Son instabilité émotionnelle était constante. Une remarque anodine, un exercice qui résistait, un regard mal interprété… et l’explosion : cris, objets jetés, parfois des insultes, voire des crachats. Puis, après l’orage, le silence. La honte. Il regrettait, sincèrement, mais n’arrivait pas à expliquer ce qu’il avait ressenti. L’émotion restait brute, non traitée, non digérée. Et avec elle, tout accès aux apprentissages était momentanément impossible.

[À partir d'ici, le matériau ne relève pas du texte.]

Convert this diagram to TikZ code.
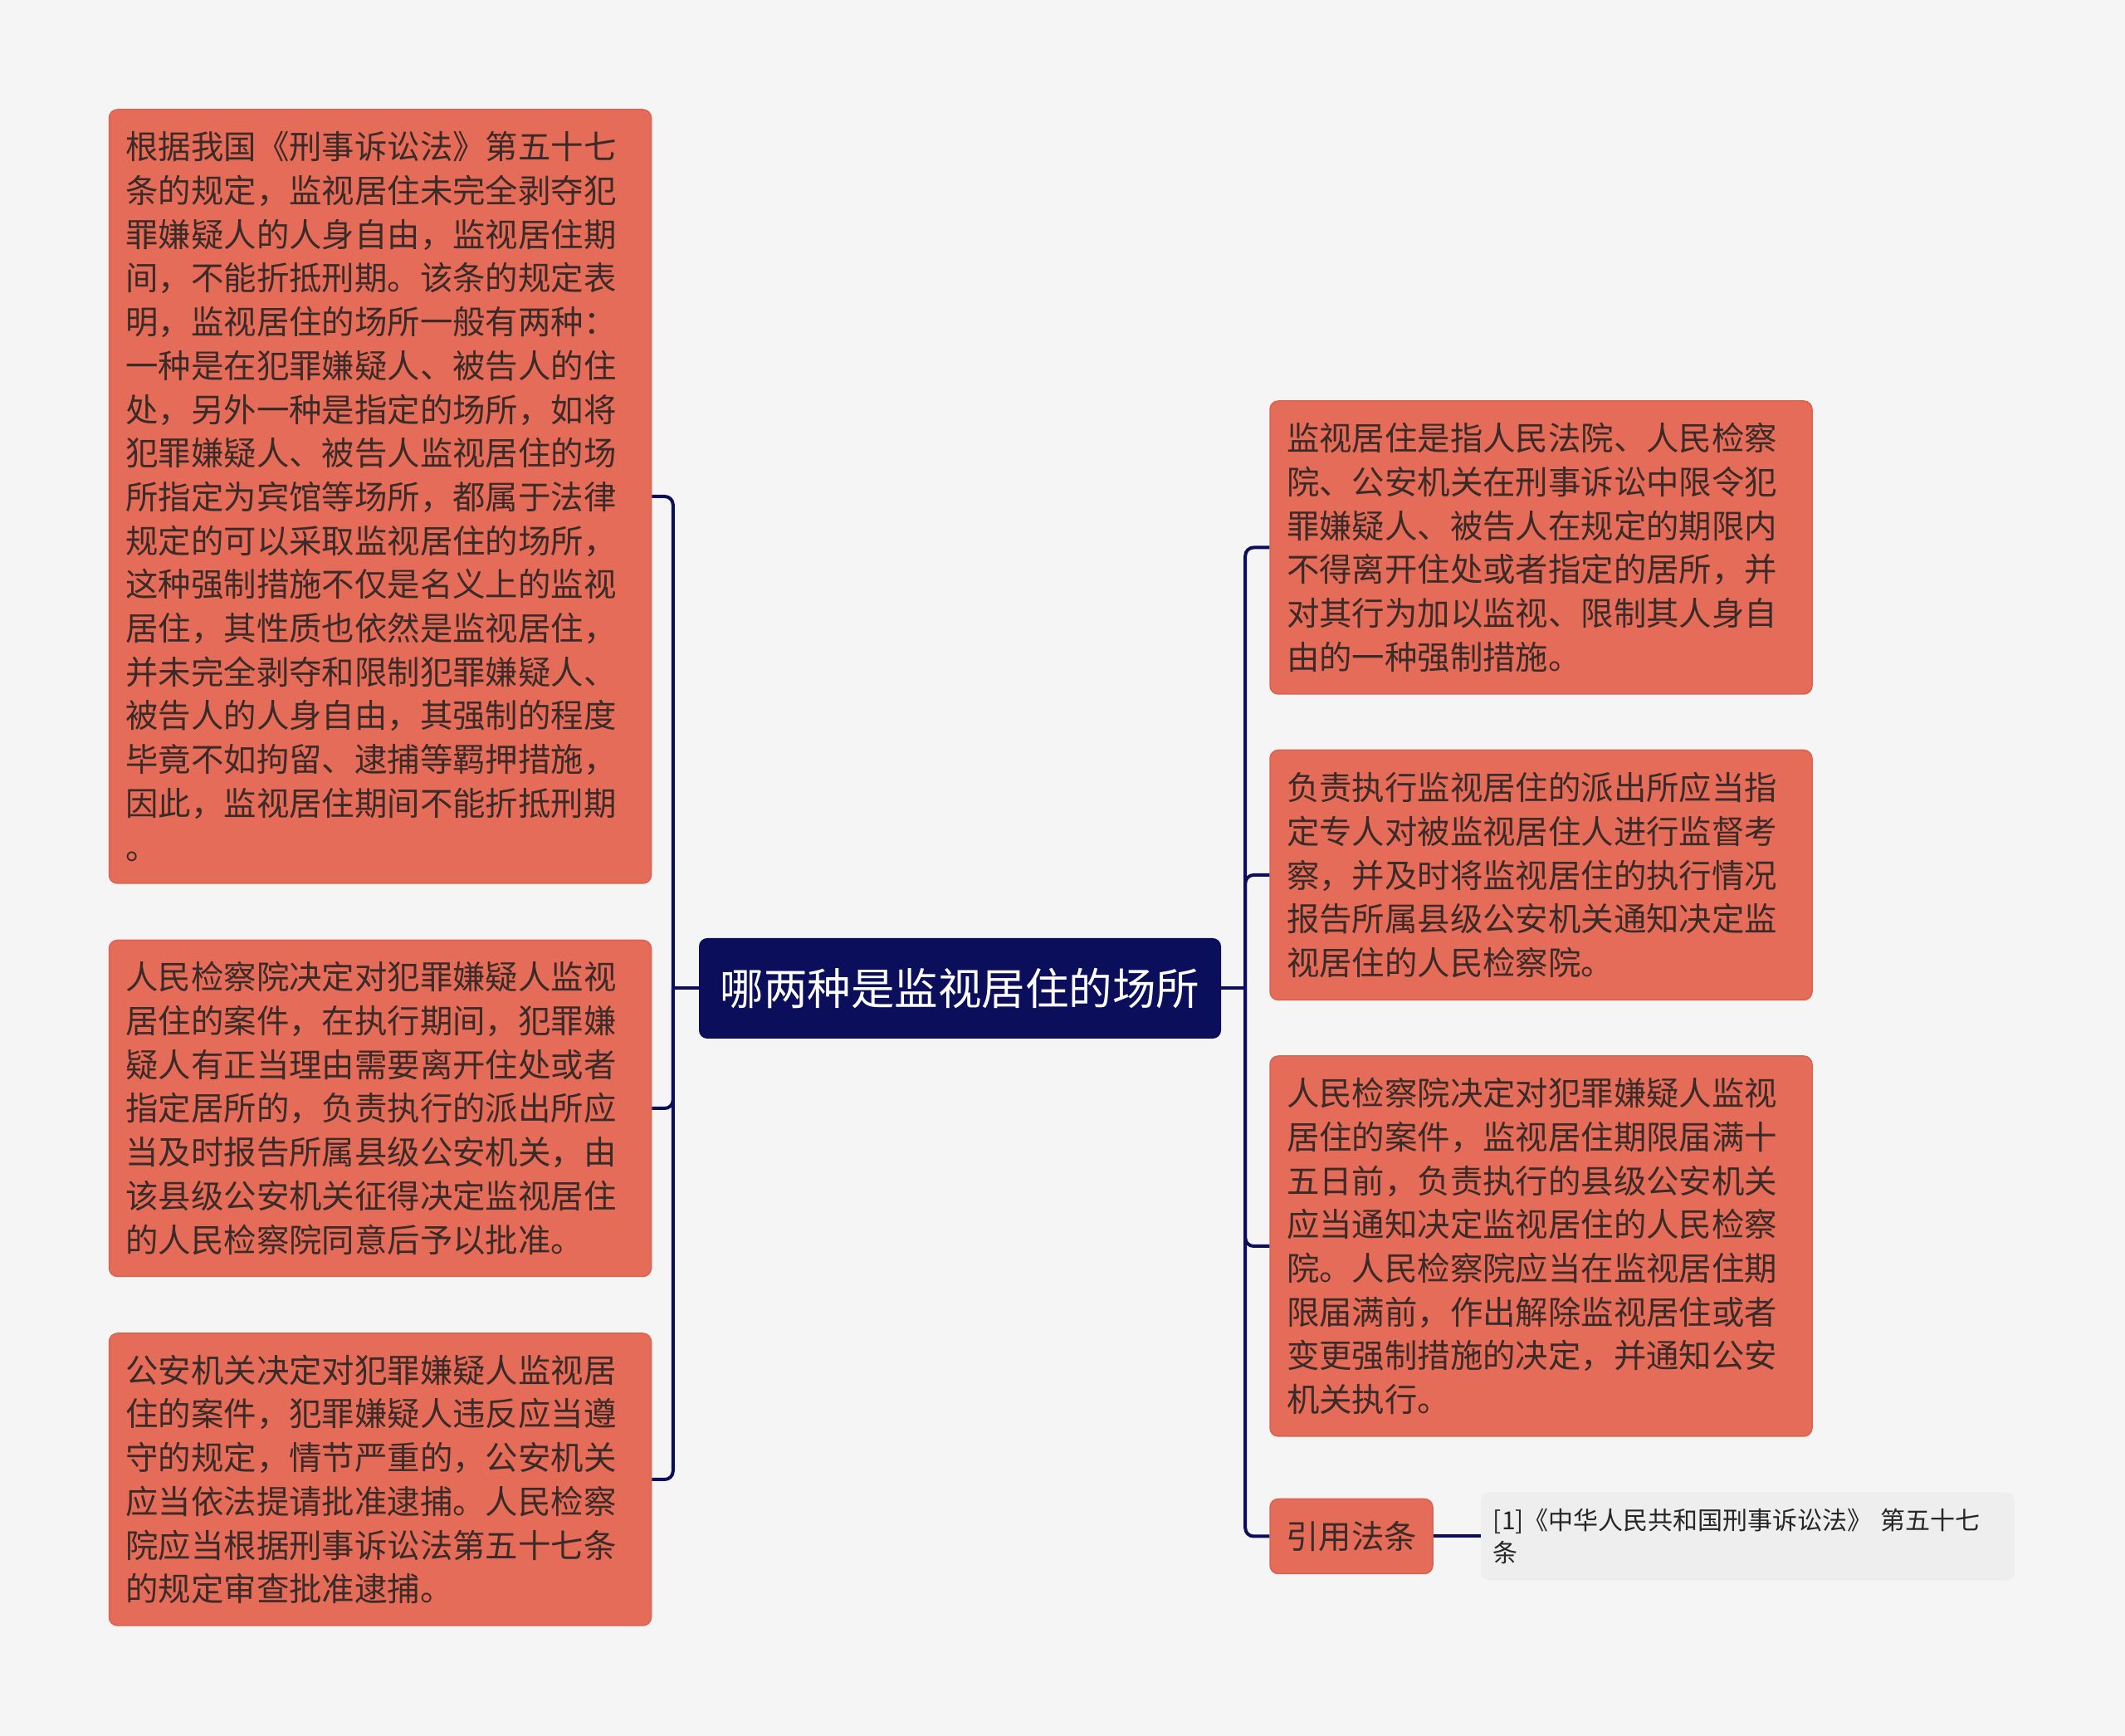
\documentclass[tikz,border=0pt]{standalone}
\usepackage{fontspec}
\newfontfamily\cjk{Noto Sans CJK SC}
\usetikzlibrary{positioning}
\definecolor{boxred}{HTML}{E46C58}
\definecolor{boxedge}{HTML}{DA624F}
\definecolor{navy}{HTML}{0B0F5B}
\definecolor{inktext}{HTML}{3A2A28}
\definecolor{bggray}{HTML}{F5F5F5}
\definecolor{refgray}{HTML}{EEEEEE}
\tikzstyle{detail} = [rectangle, rounded corners=10pt, text width=613pt, inner xsep=20pt, inner ysep=0pt, align=left, draw=boxedge, line width=1.5pt, fill=boxred, text=inktext, font=\cjk\fontsize{39.4}{52.7}\selectfont]
\tikzstyle{topic} = [rectangle, rounded corners=10pt, minimum width=629pt, minimum height=121pt, fill=navy, text=white, font=\cjk\fontsize{52.5}{60}\selectfont]
\tikzstyle{tag} = [rectangle, rounded corners=10pt, minimum width=196pt, minimum height=90pt, inner sep=0pt, draw=boxedge, line width=1.5pt, fill=boxred, text=inktext, font=\cjk\fontsize{39.4}{52.7}\selectfont]
\tikzstyle{refnote} = [rectangle, rounded corners=10pt, text width=613pt, inner xsep=15pt, inner ysep=0pt, minimum height=106pt, align=left, fill=refgray, text=black!85, font=\cjk\fontsize{30}{39}\selectfont]
\tikzstyle{link} = [draw=navy, line width=4pt]

\begin{document}
\begin{tikzpicture}[x=1pt, y=1pt]
\fill[bggray] (0,0) rectangle (2560,2091);
\useasboundingbox (0,0) rectangle (2560,2091);

\node (topic) [topic] at (1156.5,900.5) {哪两种是监视居住的场所};

% left side
\node (basis) [detail, minimum height=932pt] at (458,1493) {根据我国《刑事诉讼法》第五十七\\条的规定，监视居住未完全剥夺犯\\罪嫌疑人的人身自由，监视居住期\\间，不能折抵刑期。该条的规定表\\明，监视居住的场所一般有两种：\\一种是在犯罪嫌疑人、被告人的住\\处，另外一种是指定的场所，如将\\犯罪嫌疑人、被告人监视居住的场\\所指定为宾馆等场所，都属于法律\\规定的可以采取监视居住的场所，\\这种强制措施不仅是名义上的监视\\居住，其性质也依然是监视居住，\\并未完全剥夺和限制犯罪嫌疑人、\\被告人的人身自由，其强制的程度\\毕竟不如拘留、逮捕等羁押措施，\\因此，监视居住期间不能折抵刑期\\。};
\node (leave) [detail, minimum height=405pt, below=67pt of basis] {人民检察院决定对犯罪嫌疑人监视\\居住的案件，在执行期间，犯罪嫌\\疑人有正当理由需要离开住处或者\\指定居所的，负责执行的派出所应\\当及时报告所属县级公安机关，由\\该县级公安机关征得决定监视居住\\的人民检察院同意后予以批准。};
\node (arrest) [detail, minimum height=352pt, below=67pt of leave] {公安机关决定对犯罪嫌疑人监视居\\住的案件，犯罪嫌疑人违反应当遵\\守的规定，情节严重的，公安机关\\应当依法提请批准逮捕。人民检察\\院应当根据刑事诉讼法第五十七条\\的规定审查批准逮捕。};

% right side
\node (meaning) [detail, minimum height=353pt] at (1856.5,1431.5) {监视居住是指人民法院、人民检察\\院、公安机关在刑事诉讼中限令犯\\罪嫌疑人、被告人在规定的期限内\\不得离开住处或者指定的居所，并\\对其行为加以监视、限制其人身自\\由的一种强制措施。};
\node (duty) [detail, minimum height=301pt, below=66pt of meaning] {负责执行监视居住的派出所应当指\\定专人对被监视居住人进行监督考\\察，并及时将监视居住的执行情况\\报告所属县级公安机关通知决定监\\视居住的人民检察院。};
\node (expiry) [detail, minimum height=458pt, below=66pt of duty] {人民检察院决定对犯罪嫌疑人监视\\居住的案件，监视居住期限届满十\\五日前，负责执行的县级公安机关\\应当通知决定监视居住的人民检察\\院。人民检察院应当在监视居住期\\限届满前，作出解除监视居住或者\\变更强制措施的决定，并通知公安\\机关执行。};
\node (cite) [tag, below=74pt of expiry.south west, anchor=north west] {引用法条};
\node (law) [refnote, right=57pt of cite] {[1]《中华人民共和国刑事诉讼法》 第五十七\\条};

% connectors
\coordinate (lhub) at ([xshift=-31pt]topic.west);
\coordinate (rhub) at ([xshift=29pt]topic.east);
\draw [link] (topic.west) -- (lhub);
\foreach \n in {basis, leave, arrest}
  \draw [link, rounded corners=10pt] (lhub) |- (\n.east);
\draw [link] (topic.east) -- (rhub);
\foreach \n in {meaning, duty, expiry, cite}
  \draw [link, rounded corners=10pt] (rhub) |- (\n.west);
\draw [link] (cite) -- (law);

\end{tikzpicture}
\end{document}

Ce type de profil met en évidence une vérité fondamentale : on n’apprend pas avec son cerveau seul. On apprend avec tout ce que l’on est. Et lorsqu’une émotion forte prend le dessus, le cerveau entre en mode “survie”, non en mode “apprentissage”. Les fonctions exécutives sont suspendues. La mémoire de travail est saturée. La capacité de concentration s’effondre.

Ce n’est qu’en créant un cadre sécurisant émotionnellement, en apprenant aux élèves à identifier et réguler leurs émotions, que l’on peut espérer les remettre en posture d’élève. Pour L., ce fut un travail de longue haleine : passer du passage à l’acte à l’expression, de la violence à la verbalisation. Accepter d’être accueilli tel qu’il est, avant même d’être “corrigé” ou “recadré”.

Cela rappelle à quel point l’enjeu émotionnel est pédagogique. Prendre en compte la souffrance d’un enfant, ce n’est pas s’écarter du programme : c’est lui donner une chance de l’intégrer un jour.